Jürgen lag etwas an mir und er holte mich da raus. Er war 12 Jahre älter als ich und ich war ihm dankbar für alles, was er für mich getan hat. Ich habe nicht gewusst, was kommt, wie es weitergeht. Er holte mich also aus dem Krankenhaus ab und fuhr mit mir zu sich nach Hause. Es war seine Entscheidung und ich war froh, zu Hause wegzukommen. Nur weg von meinem Vater, egal, wohin. Jemand Anderes kannte ich nicht und Jürgen war allein, geschieden und war gut zu mir.

Wir fuhren also zu ihm nach Hause und dort sollte ich dann auch bleiben. Nachmittags fuhr er dann mit mir zu meinem Vater und meiner Stiefmutter, um meine Sachen abzuholen. Ich weiß davon kaum etwas, es kam mir alles so unwirklich vor. Aber eines wusste ich, denen bin ich sowieso egal, sie haben mich nicht besucht, sich nicht nach mir erkundigt oder mir frische Wäsche gebracht – ich habe nicht existiert für sie. Jürgen hat das alles getan und nun wollte er mit meinem Vater sprechen und ihm sagen, dass ich zu ihm ziehe. Ich habe mich nicht getraut, irgendetwas zu sagen, hatte nur Angst, mein Vater könnte verraten, was ich für eine bin. Ich glaube, Jürgen hat damals gesagt, was der Arzt mit ihm besprochen hat, um zu begründen, dass ich sofort zu ihm ziehen würde. Ich war wie ein Gegenstand, um den sie sich stritten – es kam mir jedenfalls so vor. Alles rauschte an mir vorbei. Und ich hörte nur die Vorwürfe, wie schlecht, undankbar und verlogen ich sei. So habe ich mich auch gefühlt, schlecht, undankbar und verlogen. Dabei habe ich nichts schlecht gemacht, wollte nicht undankbar sein und habe nicht gelogen – aber ich fühlte mich so. Ich selbst wusste eigentlich nicht, wie mir geschah, habe nichts entschieden, nicht ja und nicht nein sagen können. Mein Vater schmiss mir ein paar meiner Sachen vor die Tür und meinte, ich sei der letzte Dreck und solle endlich verschwinden.

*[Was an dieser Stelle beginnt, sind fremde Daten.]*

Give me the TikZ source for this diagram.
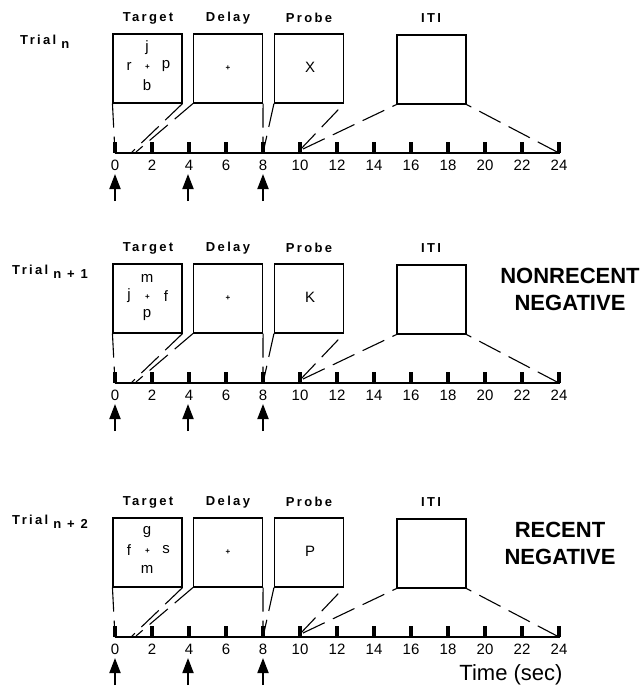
\documentclass[tikz,border=0pt]{standalone}
\usepackage{fontspec}
\setmainfont{Liberation Sans}
\usetikzlibrary{arrows.meta}
\tikzset{
 box/.style={draw, line width=1.1pt, minimum width=69pt, minimum height=69pt, inner sep=0pt},
 conn/.style={line width=1.1pt, dash pattern=on 24pt off 9pt},
 axisline/.style={line width=2.2pt},
 tickbar/.style={line width=3.6pt},
 ticklab/.style={font=\fontsize{15}{15}\selectfont, inner sep=0pt},
 head/.style={font=\fontsize{13}{13}\selectfont\bfseries\addfontfeature{LetterSpace=18}, inner sep=0pt},
 triallab/.style={font=\fontsize{13}{13}\selectfont\bfseries\addfontfeature{LetterSpace=18}, inner sep=0pt, anchor=west},
 lett/.style={font=\fontsize{15}{15}\selectfont, inner sep=0pt},
 pluslab/.style={font=\fontsize{8}{8}\selectfont\bfseries, inner sep=0pt},
 uparrow/.style={line width=1.8pt, -{Triangle[width=11pt,length=15pt]}},
 big/.style={font=\fontsize{22}{27}\selectfont\bfseries, align=center, inner sep=0pt},
}
\newcommand\trialpanel[7]{%
\begin{scope}[yshift=-#2pt]
 \node[head] (#1hT) at (148,18) {Target};
 \node[head] (#1hD) at (228,18) {Delay};
 \node[head] (#1hP) at (309,18) {Probe};
 \node[head] (#1hI) at (431,18) {ITI};
 \node[box] (#1T) at (147.5,68.5) {};
 \node[box] (#1D) at (228,68.5) {};
 \node[box] (#1P) at (309,68.5) {};
 \node[box] (#1I) at (431.5,69.5) {};
 \node[lett] (#1Ta) at (147,48) {#3};
 \node[lett] (#1Tb) at (129,66) {#4};
 \node[pluslab] (#1Tc) at (147.5,67) {+};
 \node[lett] (#1Td) at (166,66) {#5};
 \node[lett] (#1Te) at (147,85) {#6};
 \node[pluslab] (#1Dc) at (228,68) {+};
 \node[lett] (#1Pc) at (310,67) {#7};
 \draw[axisline] (115,153) -- (560,153);
 \foreach \t in {0,2,...,24} {
   \coordinate (#1t\t) at ({115+18.5*\t},153);
   \draw[tickbar] ({115+18.5*\t},153) -- ({115+18.5*\t},142);
   \node[ticklab] (#1l\t) at ({115+18.5*\t},165) {\t};
 }
 \coordinate (#1e1) at (132,152);
 \coordinate (#1e2) at (136,152);
 \coordinate (#1e3) at (299,151);
 \coordinate (#1e4) at (303,149);
 \draw[conn] (#1T.south west) -- (#1t0);
 \draw[conn] (#1T.south east) -- (#1e1);
 \draw[conn] (#1D.south west) -- (#1e2);
 \draw[conn] (#1D.south east) -- (#1t8);
 \draw[conn] (#1P.south west) -- (#1t8);
 \draw[conn] (#1e3) -- (#1P.south east);
 \draw[conn] (#1e4) -- (#1I.south west);
 \draw[conn] (#1t24) -- (#1I.south east);
 \coordinate (#1a0) at (115,201);
 \coordinate (#1a1) at (188,201);
 \coordinate (#1a2) at (263,201);
 \coordinate (#1b0) at (115,174);
 \coordinate (#1b1) at (188,174);
 \coordinate (#1b2) at (263,174);
 \draw[uparrow] (#1a0) -- (#1b0);
 \draw[uparrow] (#1a1) -- (#1b1);
 \draw[uparrow] (#1a2) -- (#1b2);
\end{scope}}
\begin{document}
\begin{tikzpicture}[x=1pt,y=-1pt]
\useasboundingbox (0,0) rectangle (643,687);
\trialpanel{a}{0}{j}{r}{p}{b}{X}
\trialpanel{b}{230}{m}{j}{f}{p}{K}
\trialpanel{c}{484}{g}{f}{s}{m}{P}
\node[triallab] (ta) at (20,42) {Trial\kern5pt\raisebox{-4pt}{n}};
\node[triallab] (tb) at (12,272) {Trial\kern5pt\raisebox{-4pt}{n + 1}};
\node[triallab] (tc) at (12,522) {Trial\kern5pt\raisebox{-4pt}{n + 2}};
\node[big] (nr) at (570,289) {NONRECENT\\NEGATIVE};
\node[big] (rn) at (560,543) {RECENT\\NEGATIVE};
\node[font=\fontsize{22}{22}\selectfont, inner sep=0pt] (time) at (511,675) {Time (sec)};
\end{tikzpicture}
\end{document}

Ich war damals 19 Jahre alt, habe mich geschämt und hatte ein schlechtes Gewissen. Was hatte ich verkehrt gemacht? Zu Hause war es furchtbar und ich hätte froh sein müssen, da raus zu kommen. Aber ich kannte Jürgen doch überhaupt nicht gut genug, um zu ihm zu ziehen. Doch ich wagte nichts zu sagen und, wo sollte ich denn hin. Ich musste doch froh sein, dass da Jemand war, der mir helfen wollte. Es war keine Liebe, es war Dankbarkeit und Angst, es könnte zu Hause so weitergehen wie immer, deswegen war ich nun bei Jürgen.

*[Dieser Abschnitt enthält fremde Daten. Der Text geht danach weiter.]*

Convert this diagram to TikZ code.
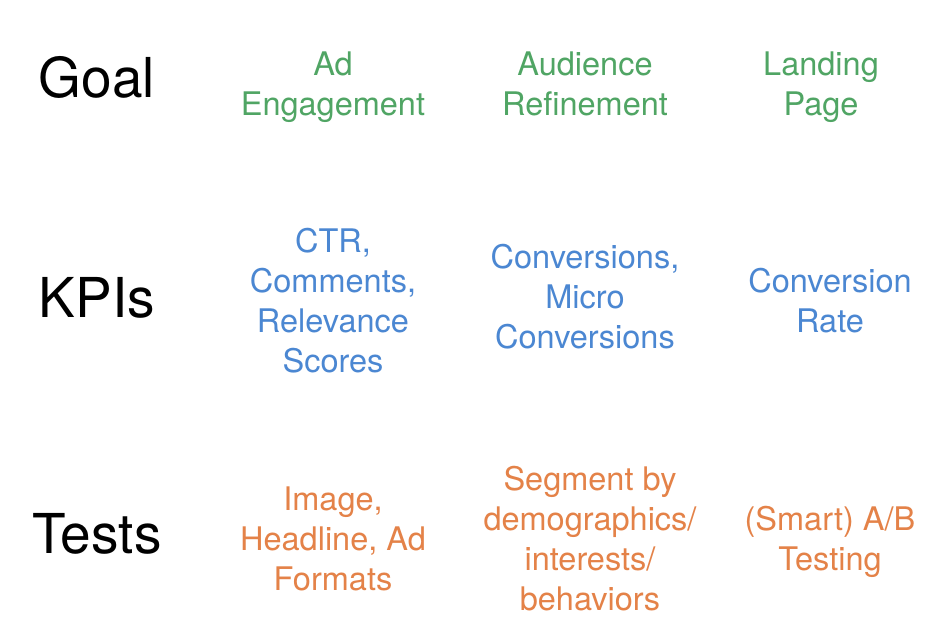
\documentclass[tikz,border=0pt]{standalone}
\usepackage{fontspec}
\setmainfont{TeX Gyre Heros}
\definecolor{goalc}{RGB}{80,165,100}
\definecolor{kpic}{RGB}{75,135,210}
\definecolor{testc}{RGB}{228,130,72}
\tikzset{
  rowlab/.style={anchor=base, inner sep=0pt, font=\fontsize{55}{60}\selectfont, text=black},
  cell/.style={anchor=base, inner sep=0pt, align=center, font=\fontsize{32.5}{40}\selectfont},
  goalcell/.style={cell, text=goalc},
  kpicell/.style={cell, text=kpic},
  testcell/.style={cell, text=testc}
}
\begin{document}
\begin{tikzpicture}[x=1pt,y=-1pt]
\useasboundingbox[fill=white] (0,0) rectangle (940,632);
\node[rowlab] (goal) at (97,97) {Goal};
\node[rowlab] (kpis) at (97,317) {KPIs};
\node[rowlab] (tests) at (97,553) {Tests};
\node[goalcell] (g1) at (333,115) {Ad\\Engagement};
\node[goalcell] (g2) at (585,115) {Audience\\Refinement};
\node[goalcell] (g3) at (821,115) {Landing\\Page};
\node[kpicell] (k1) at (333,372) {CTR,\\Comments,\\Relevance\\Scores};
\node[kpicell] (k2) at (585,348) {Conversions,\\Micro\\Conversions};
\node[kpicell] (k3) at (830,332) {Conversion\\Rate};
\node[testcell] (t1) at (333,590) {Image,\\Headline, Ad\\Formats};
\node[testcell] (t2) at (590,610) {Segment by\\demographics/\\interests/\\behaviors};
\node[testcell] (t3) at (830,570) {(Smart) A/B\\Testing};
\end{tikzpicture}
\end{document}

Heute weiß ich, ich hätte mich damals nicht schämen und mich beschimpfen lassen müssen. Ich hätte sagen können, was los war, meinem Vater endlich an den Kopf werfen können, was für ein Mistkerl er doch ist. Aber das habe ich nicht getan. Ich habe gar nicht daran gedacht, sondern habe geschwiegen, keinen Ton verraten und noch Angst gehabt, er würde mich verraten. Er hat mich beschimpft und damit mundtot gemacht – mich schuldig gesprochen, damit ich den Mund gar nicht erst aufmache und etwas sage. Das war immer seine Waffe. Ich nahm also mein bisschen Kram, den ich mitnehmen durfte und ging mit Jürgen mit.